Despite leaving the country of his birth, he continued to work tirelessly for the abolition of apartheid without drawing a salary from the ANC, preferring to earn his living independently. In 1987, he conducted a series of seminars for the ANC in Moscow, on the history of South Africa's liberation struggles. He also spent a year in Tanzania at the ANC's Solomon Mahlangu Freedom College setting up a political science school and teaching the history of the freedom struggle to young South African political exiles.

== Return to South Africa, later life and death ==

Bernstein returned to South Africa for four months in 1994 for the first post-apartheid elections and worked in the ANC press office during this time, with particular responsibility for ensuring mass white participation in the first non-racial elections to take place in South Africa.

In 1998, the Bernsteins were awarded honorary degrees from the University of Natal for their role in helping to bring democracy to South Africa. This followed the publication of Bernstein's acclaimed book on the unwritten history of South African politics between 1938 and 1964.

Bernstein died at his Oxford, England home on 23 June 2002, aged 82. He was posthumously made a member of the Order of Luthuli (Gold), "For his political activism, abandoning privilege and dedicating his adult life to the struggle for liberation, democracy, human rights and peace, and for striving to build a better Africa and a better world through the anti-apartheid crusade."

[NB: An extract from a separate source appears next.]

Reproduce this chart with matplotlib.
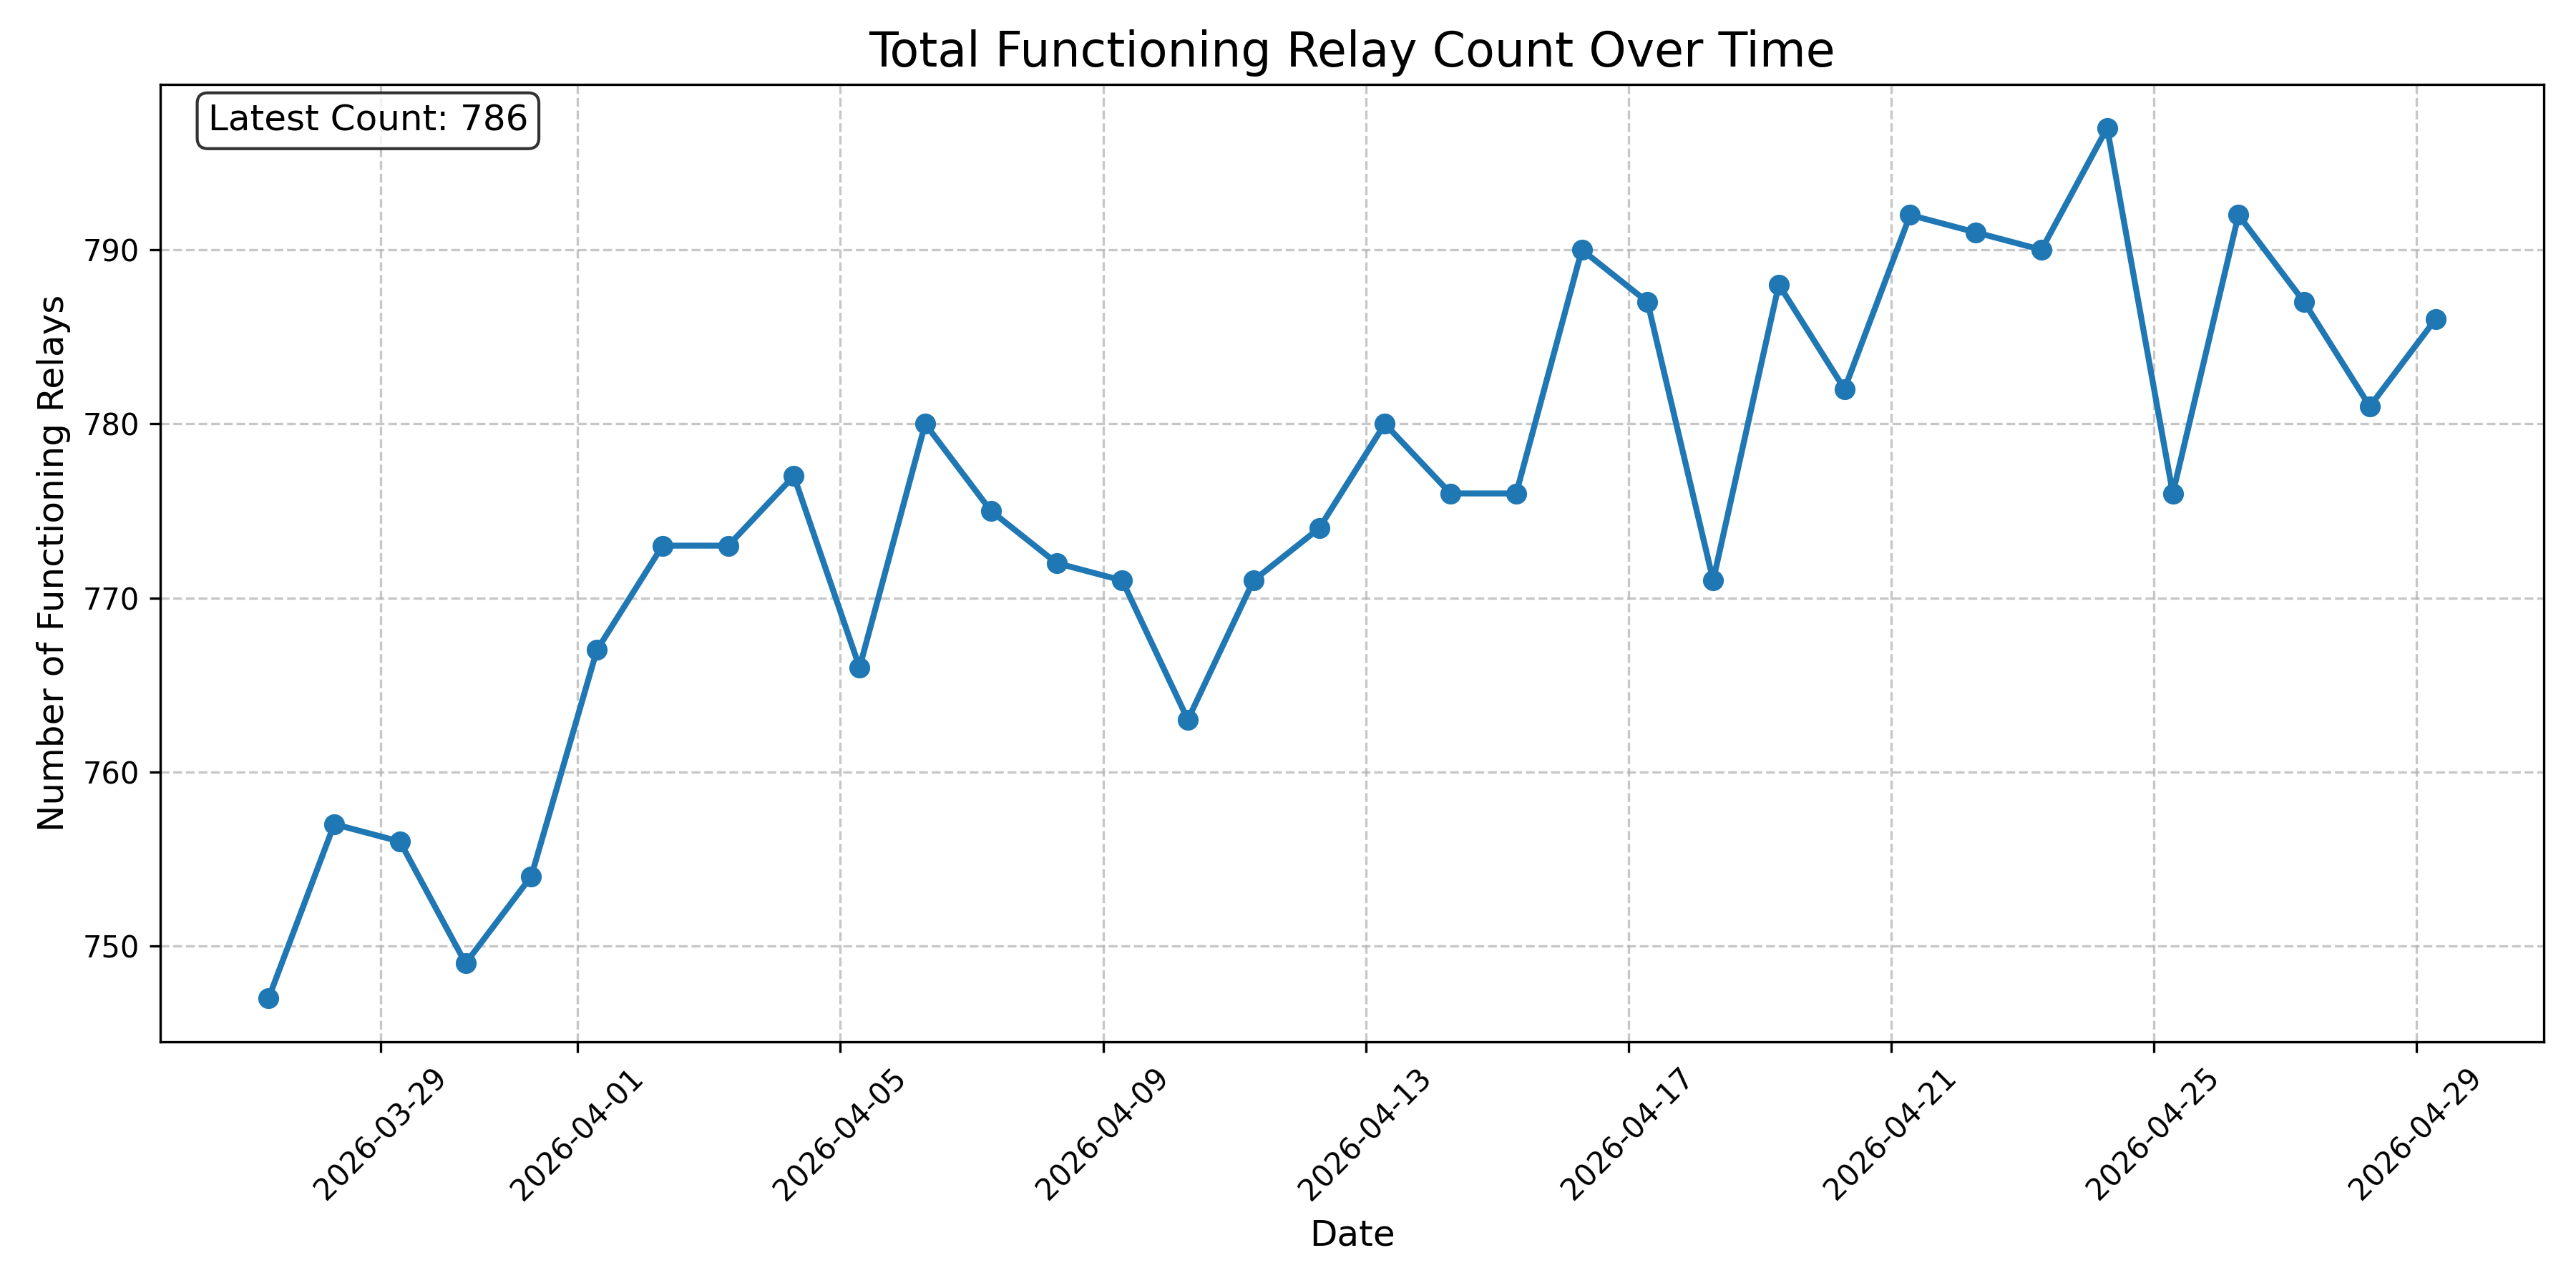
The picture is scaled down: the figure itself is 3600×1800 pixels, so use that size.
import matplotlib
matplotlib.use("Agg")
import matplotlib.pyplot as plt
import pandas as pd

start_time = "2026-03-27 07:00"
counts = [
    747, 757, 756, 749, 754, 767, 773, 773, 777, 766,
    780, 775, 772, 771, 763, 771, 774, 780, 776, 776,
    790, 787, 771, 788, 782, 792, 791, 790, 797, 776,
    792, 787, 781, 786,
]
dates = pd.date_range(start_time, periods=len(counts), freq="D")

fig, ax = plt.subplots(figsize=(12, 6))
ax.plot(dates, counts, marker="o", linewidth=2, markersize=6)
ax.set_title("Total Functioning Relay Count Over Time", fontsize=16)
ax.set_xlabel("Date", fontsize=12)
ax.set_ylabel("Number of Functioning Relays", fontsize=12)
ax.grid(True, linestyle="--", alpha=0.7)
plt.xticks(rotation=45)
ax.text(
    0.02, 0.98, f"Latest Count: {counts[-1]}",
    transform=ax.transAxes, fontsize=12, va="top",
    bbox=dict(boxstyle="round", facecolor="white", alpha=0.8),
)
plt.tight_layout()
plt.savefig("out.png", dpi=300)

In March 2011, the country of The Gambia issued a postage stamp in Bernstein's honour, naming him as one of the Legendary Heroes of Africa.

==Legacy==
In 2024, at the South African Jewish Board of Deputies' 120th anniversary gala dinner, he was honoured among 100 remarkable Jewish South Africans who have contributed to South Africa. The ceremony included speeches from Chief Rabbi Ephraim Mirvis, and Bernstein was honoured with other anti-apartheid activists, Helen Suzman, Ruth First and Joe Slovo.